▸ Goal of the exercise
Can you copy out the data exactly? Leave the images out.

+++++

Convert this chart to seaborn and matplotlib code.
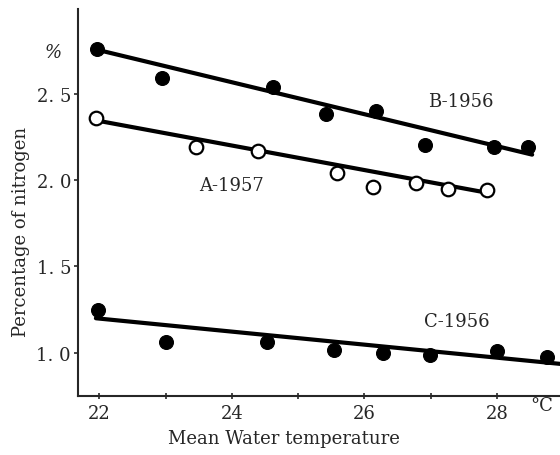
import matplotlib
matplotlib.use("Agg")
import matplotlib.pyplot as plt
from matplotlib.ticker import MultipleLocator
import seaborn as sns

# Observed nitrogen content (%) against mean water temperature (°C)
b1956_temp = [21.97, 22.95, 24.62, 25.42, 26.18, 26.92, 27.96, 28.46]
b1956_n = [2.76, 2.59, 2.54, 2.385, 2.40, 2.20, 2.19, 2.19]

a1957_temp = [21.95, 23.46, 24.40, 25.59, 26.13, 26.78, 27.26, 27.85]
a1957_n = [2.36, 2.19, 2.17, 2.04, 1.96, 1.98, 1.95, 1.945]

c1956_temp = [21.98, 23.00, 24.53, 25.54, 26.28, 26.99, 28.00, 28.76]
c1956_n = [1.25, 1.06, 1.064, 1.017, 1.00, 0.99, 1.01, 0.977]

# Fitted straight lines (end points)
b_fit_temp = [21.97, 28.53]
b_fit_n = [2.754, 2.147]
a_fit_temp = [21.97, 27.80]
a_fit_n = [2.344, 1.930]
c_fit_temp = [21.95, 28.95]
c_fit_n = [1.20, 0.936]

y_ticks = [1.0, 1.5, 2.0, 2.5]
x_ticks = [22, 24, 26, 28]

sns.set_style("ticks")
plt.rcParams["font.family"] = ["DejaVu Serif"]

fig = plt.figure(figsize=(5.6, 4.56), dpi=100)
ax = fig.add_axes([78 / 560, 1 - 397 / 456, 1 - 78 / 560, (397 - 10) / 456])

for tx, ny in [(b_fit_temp, b_fit_n), (a_fit_temp, a_fit_n), (c_fit_temp, c_fit_n)]:
    sns.lineplot(x=tx, y=ny, ax=ax, color="black", linewidth=3.0, zorder=2)

sns.scatterplot(x=b1956_temp, y=b1956_n, ax=ax, s=100, color="black",
                edgecolor="black", zorder=3)
sns.scatterplot(x=c1956_temp, y=c1956_n, ax=ax, s=100, color="black",
                edgecolor="black", zorder=3)
sns.scatterplot(x=a1957_temp, y=a1957_n, ax=ax, s=95, color="white",
                edgecolor="black", linewidth=1.6, zorder=3)

ax.set_xlim(21.68, 28.95)
ax.set_ylim(0.75, 2.99)
ax.set_xticks(x_ticks)
ax.set_xticklabels([str(t) for t in x_ticks])
ax.xaxis.set_minor_locator(MultipleLocator(1))
ax.set_yticks(y_ticks)
ax.set_yticklabels([f"{t:.1f}".replace(".", ". ") for t in y_ticks])

sns.despine(ax=ax, top=True, right=True)
for side in ("left", "bottom"):
    ax.spines[side].set_linewidth(1.5)
ax.tick_params(axis="y", direction="out", length=3, width=1.2, labelsize=13, pad=2)
ax.tick_params(axis="x", which="both", direction="inout", length=5, width=1.2,
               labelsize=13, pad=3)

ax.text(21.30, 2.74, "%", fontsize=13, style="italic", ha="center", va="center")
ax.text(28.68, 0.70, "°C", fontsize=13, ha="center", va="center")

ax.text(27.45, 2.455, "B-1956", fontsize=13, ha="center", va="center")
ax.text(24.00, 1.97, "A-1957", fontsize=13, ha="center", va="center")
ax.text(27.40, 1.185, "C-1956", fontsize=13, ha="center", va="center")

ax.set_xlabel("Mean Water temperature", fontsize=13)
ax.set_ylabel("Percentage of nitrogen", fontsize=13)
ax.xaxis.set_label_coords(0.427, -0.085)
ax.yaxis.set_label_coords(-0.10, 0.426)

fig.savefig("out.png", dpi=100)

+++++

▸ Complete response
Convert this chart to seaborn and matplotlib code.
import matplotlib
matplotlib.use("Agg")
import matplotlib.pyplot as plt
from matplotlib.ticker import MultipleLocator
import seaborn as sns

# Observed nitrogen content (%) against mean water temperature (°C)
b1956_temp = [21.97, 22.95, 24.62, 25.42, 26.18, 26.92, 27.96, 28.46]
b1956_n = [2.76, 2.59, 2.54, 2.385, 2.40, 2.20, 2.19, 2.19]

a1957_temp = [21.95, 23.46, 24.40, 25.59, 26.13, 26.78, 27.26, 27.85]
a1957_n = [2.36, 2.19, 2.17, 2.04, 1.96, 1.98, 1.95, 1.945]

c1956_temp = [21.98, 23.00, 24.53, 25.54, 26.28, 26.99, 28.00, 28.76]
c1956_n = [1.25, 1.06, 1.064, 1.017, 1.00, 0.99, 1.01, 0.977]

# Fitted straight lines (end points)
b_fit_temp = [21.97, 28.53]
b_fit_n = [2.754, 2.147]
a_fit_temp = [21.97, 27.80]
a_fit_n = [2.344, 1.930]
c_fit_temp = [21.95, 28.95]
c_fit_n = [1.20, 0.936]

y_ticks = [1.0, 1.5, 2.0, 2.5]
x_ticks = [22, 24, 26, 28]

sns.set_style("ticks")
plt.rcParams["font.family"] = ["DejaVu Serif"]

fig = plt.figure(figsize=(5.6, 4.56), dpi=100)
ax = fig.add_axes([78 / 560, 1 - 397 / 456, 1 - 78 / 560, (397 - 10) / 456])

for tx, ny in [(b_fit_temp, b_fit_n), (a_fit_temp, a_fit_n), (c_fit_temp, c_fit_n)]:
    sns.lineplot(x=tx, y=ny, ax=ax, color="black", linewidth=3.0, zorder=2)

sns.scatterplot(x=b1956_temp, y=b1956_n, ax=ax, s=100, color="black",
                edgecolor="black", zorder=3)
sns.scatterplot(x=c1956_temp, y=c1956_n, ax=ax, s=100, color="black",
                edgecolor="black", zorder=3)
sns.scatterplot(x=a1957_temp, y=a1957_n, ax=ax, s=95, color="white",
                edgecolor="black", linewidth=1.6, zorder=3)

ax.set_xlim(21.68, 28.95)
ax.set_ylim(0.75, 2.99)
ax.set_xticks(x_ticks)
ax.set_xticklabels([str(t) for t in x_ticks])
ax.xaxis.set_minor_locator(MultipleLocator(1))
ax.set_yticks(y_ticks)
ax.set_yticklabels([f"{t:.1f}".replace(".", ". ") for t in y_ticks])

sns.despine(ax=ax, top=True, right=True)
for side in ("left", "bottom"):
    ax.spines[side].set_linewidth(1.5)
ax.tick_params(axis="y", direction="out", length=3, width=1.2, labelsize=13, pad=2)
ax.tick_params(axis="x", which="both", direction="inout", length=5, width=1.2,
               labelsize=13, pad=3)

ax.text(21.30, 2.74, "%", fontsize=13, style="italic", ha="center", va="center")
ax.text(28.68, 0.70, "°C", fontsize=13, ha="center", va="center")

ax.text(27.45, 2.455, "B-1956", fontsize=13, ha="center", va="center")
ax.text(24.00, 1.97, "A-1957", fontsize=13, ha="center", va="center")
ax.text(27.40, 1.185, "C-1956", fontsize=13, ha="center", va="center")

ax.set_xlabel("Mean Water temperature", fontsize=13)
ax.set_ylabel("Percentage of nitrogen", fontsize=13)
ax.xaxis.set_label_coords(0.427, -0.085)
ax.yaxis.set_label_coords(-0.10, 0.426)

fig.savefig("out.png", dpi=100)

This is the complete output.